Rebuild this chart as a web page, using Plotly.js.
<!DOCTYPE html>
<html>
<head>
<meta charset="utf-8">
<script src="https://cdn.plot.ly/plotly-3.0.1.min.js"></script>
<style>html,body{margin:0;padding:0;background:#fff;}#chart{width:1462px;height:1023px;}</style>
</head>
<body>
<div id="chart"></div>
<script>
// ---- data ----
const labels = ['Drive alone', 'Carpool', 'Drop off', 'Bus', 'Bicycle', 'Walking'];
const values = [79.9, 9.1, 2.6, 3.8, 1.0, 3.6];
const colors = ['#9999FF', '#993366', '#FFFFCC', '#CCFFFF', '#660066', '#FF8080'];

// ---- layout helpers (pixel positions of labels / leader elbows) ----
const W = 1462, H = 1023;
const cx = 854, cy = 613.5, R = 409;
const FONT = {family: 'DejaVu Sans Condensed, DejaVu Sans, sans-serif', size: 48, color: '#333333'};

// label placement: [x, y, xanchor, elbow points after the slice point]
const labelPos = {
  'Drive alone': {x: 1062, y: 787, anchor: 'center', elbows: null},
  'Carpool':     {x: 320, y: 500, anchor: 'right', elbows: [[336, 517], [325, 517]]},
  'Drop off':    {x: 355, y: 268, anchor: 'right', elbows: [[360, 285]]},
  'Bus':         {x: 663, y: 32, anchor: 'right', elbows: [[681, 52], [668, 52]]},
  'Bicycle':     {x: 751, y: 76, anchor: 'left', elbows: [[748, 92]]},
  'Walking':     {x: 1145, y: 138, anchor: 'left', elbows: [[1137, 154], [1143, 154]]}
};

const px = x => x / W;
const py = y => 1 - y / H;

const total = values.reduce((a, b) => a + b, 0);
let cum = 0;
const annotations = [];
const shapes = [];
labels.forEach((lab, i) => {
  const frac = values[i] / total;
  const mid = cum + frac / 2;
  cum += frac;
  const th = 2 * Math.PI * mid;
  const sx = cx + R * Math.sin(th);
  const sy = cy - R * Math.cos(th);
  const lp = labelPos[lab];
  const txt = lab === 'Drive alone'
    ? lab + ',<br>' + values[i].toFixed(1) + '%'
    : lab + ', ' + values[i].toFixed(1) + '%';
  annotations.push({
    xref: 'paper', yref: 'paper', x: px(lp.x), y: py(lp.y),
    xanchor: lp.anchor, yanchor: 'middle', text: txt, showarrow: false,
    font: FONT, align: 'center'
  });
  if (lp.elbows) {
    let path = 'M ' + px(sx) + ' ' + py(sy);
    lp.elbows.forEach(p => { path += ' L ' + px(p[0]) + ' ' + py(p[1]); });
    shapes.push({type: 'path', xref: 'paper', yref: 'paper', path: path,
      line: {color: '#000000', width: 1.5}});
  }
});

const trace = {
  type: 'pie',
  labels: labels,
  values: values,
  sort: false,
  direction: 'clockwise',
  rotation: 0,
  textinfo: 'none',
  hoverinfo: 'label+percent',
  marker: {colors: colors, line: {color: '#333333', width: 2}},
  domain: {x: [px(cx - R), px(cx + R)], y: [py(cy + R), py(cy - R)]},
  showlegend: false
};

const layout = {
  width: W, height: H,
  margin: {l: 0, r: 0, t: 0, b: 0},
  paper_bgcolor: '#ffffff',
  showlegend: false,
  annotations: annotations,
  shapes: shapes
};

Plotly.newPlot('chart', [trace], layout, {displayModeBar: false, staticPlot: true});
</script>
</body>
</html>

Directions =>
Restate every line of the data word for word.

Solution for this task =>
Rebuild this chart as a web page, using Plotly.js.
<!DOCTYPE html>
<html>
<head>
<meta charset="utf-8">
<script src="https://cdn.plot.ly/plotly-3.0.1.min.js"></script>
<style>html,body{margin:0;padding:0;background:#fff;}#chart{width:1462px;height:1023px;}</style>
</head>
<body>
<div id="chart"></div>
<script>
// ---- data ----
const labels = ['Drive alone', 'Carpool', 'Drop off', 'Bus', 'Bicycle', 'Walking'];
const values = [79.9, 9.1, 2.6, 3.8, 1.0, 3.6];
const colors = ['#9999FF', '#993366', '#FFFFCC', '#CCFFFF', '#660066', '#FF8080'];

// ---- layout helpers (pixel positions of labels / leader elbows) ----
const W = 1462, H = 1023;
const cx = 854, cy = 613.5, R = 409;
const FONT = {family: 'DejaVu Sans Condensed, DejaVu Sans, sans-serif', size: 48, color: '#333333'};

// label placement: [x, y, xanchor, elbow points after the slice point]
const labelPos = {
  'Drive alone': {x: 1062, y: 787, anchor: 'center', elbows: null},
  'Carpool':     {x: 320, y: 500, anchor: 'right', elbows: [[336, 517], [325, 517]]},
  'Drop off':    {x: 355, y: 268, anchor: 'right', elbows: [[360, 285]]},
  'Bus':         {x: 663, y: 32, anchor: 'right', elbows: [[681, 52], [668, 52]]},
  'Bicycle':     {x: 751, y: 76, anchor: 'left', elbows: [[748, 92]]},
  'Walking':     {x: 1145, y: 138, anchor: 'left', elbows: [[1137, 154], [1143, 154]]}
};

const px = x => x / W;
const py = y => 1 - y / H;

const total = values.reduce((a, b) => a + b, 0);
let cum = 0;
const annotations = [];
const shapes = [];
labels.forEach((lab, i) => {
  const frac = values[i] / total;
  const mid = cum + frac / 2;
  cum += frac;
  const th = 2 * Math.PI * mid;
  const sx = cx + R * Math.sin(th);
  const sy = cy - R * Math.cos(th);
  const lp = labelPos[lab];
  const txt = lab === 'Drive alone'
    ? lab + ',<br>' + values[i].toFixed(1) + '%'
    : lab + ', ' + values[i].toFixed(1) + '%';
  annotations.push({
    xref: 'paper', yref: 'paper', x: px(lp.x), y: py(lp.y),
    xanchor: lp.anchor, yanchor: 'middle', text: txt, showarrow: false,
    font: FONT, align: 'center'
  });
  if (lp.elbows) {
    let path = 'M ' + px(sx) + ' ' + py(sy);
    lp.elbows.forEach(p => { path += ' L ' + px(p[0]) + ' ' + py(p[1]); });
    shapes.push({type: 'path', xref: 'paper', yref: 'paper', path: path,
      line: {color: '#000000', width: 1.5}});
  }
});

const trace = {
  type: 'pie',
  labels: labels,
  values: values,
  sort: false,
  direction: 'clockwise',
  rotation: 0,
  textinfo: 'none',
  hoverinfo: 'label+percent',
  marker: {colors: colors, line: {color: '#333333', width: 2}},
  domain: {x: [px(cx - R), px(cx + R)], y: [py(cy + R), py(cy - R)]},
  showlegend: false
};

const layout = {
  width: W, height: H,
  margin: {l: 0, r: 0, t: 0, b: 0},
  paper_bgcolor: '#ffffff',
  showlegend: false,
  annotations: annotations,
  shapes: shapes
};

Plotly.newPlot('chart', [trace], layout, {displayModeBar: false, staticPlot: true});
</script>
</body>
</html>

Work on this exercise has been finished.